Overhyped 'Cloverfield' draws you in

"Cloverfield"

3 stars (out of 5)

  • At Carmike 10 at Tanglewood and Valley View Grande 16. Rated PG-13 for violence, terror and disturbing images. One hour, 24 minutes.

“Cloverfield” arrives in theaters more marketing phenomenon than movie, a “Blair Godzilla Project” built on an unknown cast, “found video,” a little-seen monster and a lot of hype.

Though this secretive, low-budget monster-munches-Manhattan thriller is entertaining enough to make Steven Spielberg smack his head and go, “That’s how I should’ve done 'War of the Worlds,’” all it amounts to is mostly smoke and mirrors.

It is a tribute to the cult of J.J. Abrams of TV’s “Lost,” the last “Mission: Impossible” movie and the upcoming “Star Trek: The J.J. Generation” (whose trailer is attached to “Cloverfield”) that this high-concept “Godzilla” riff has the buzz that it does. A street-level, panicked person’s point of view is a great way to tell this story, very post-9/11. But don’t feel alone if, after its 80 or so camera-shaking, monster movie mash-up minutes, you’re wondering, “Is that it?”

The found video here is a government tape for “Case Designate Cloverfield.” Something bad happened in Manhattan. This tape, from the Golden Age of the camcorder, is one of many that documented that event. We see it, unedited, a home movie of a failed love affair, a “sayonara” party to 30ish Rob (Michael Stahl-David) and the Thing that Interrupted Rob’s Party.

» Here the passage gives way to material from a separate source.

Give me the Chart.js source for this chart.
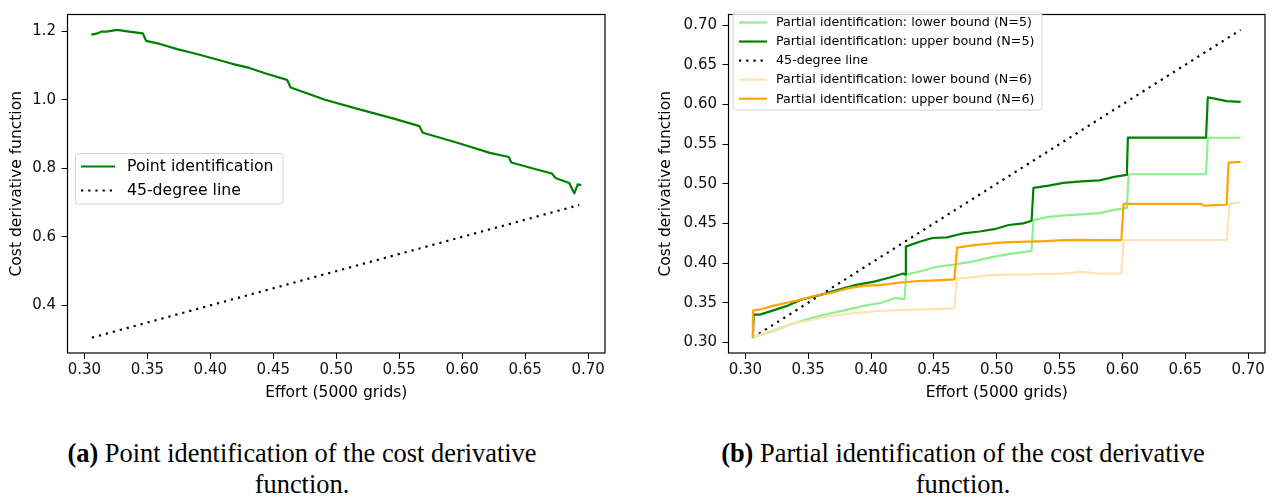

Twenty minutes of cutesy, awkward and effective “back story” consists of Rob’s earlier, mostly recorded-over “best day ever” with his best girl. Then, BOOM! The lights flicker. They dash to the roof of the Central Park apartment to see an explosion in New York harbor. They run downstairs in time to see the flaming head of the Statue of Liberty crash in the street in front of the building.

One of the sly, perhaps unintended subtexts of “Blair Witch” was its commentary on a naive, media-saturated generation more at home looking at a screen than experiencing the real world. In “Cloverfield,” they’ve grown older, but not up. They stop in the midst of this horrific moment to take cell-phone snaps of Liberty’s skull. They dash for safety, until their cell rings. Ohmygod, if you don’t stop, you might lose the signal!

And through it all, Hud, the goofy cameraman, keeps that camera rolling, capturing the panic, the confusion, the end of the Empire State building, New York looters, the Army’s arrival, the mass evacuation of Manhattan, and glimpses of “this terrible thing” that is doing this, and its tiny accomplices, which are, “I don’t know. Something else. Also terrible.”

Buildings fall, bombers bomb, the deafening chaos of battle surrounds them — and Hud keeps taping.

“People are gonna want to know how it all went down,” he says. Yes, it does remind you of raw 9/11 footage.

But it’s still a jolt to the genre. The camera tumbles, the smoke billows, gigantic footsteps thunk, women shriek and the car alarms blare. And we are there. Even if we don’t care as much for these strangers as we should, we know Hud was right. We do want to know “how it all went down.”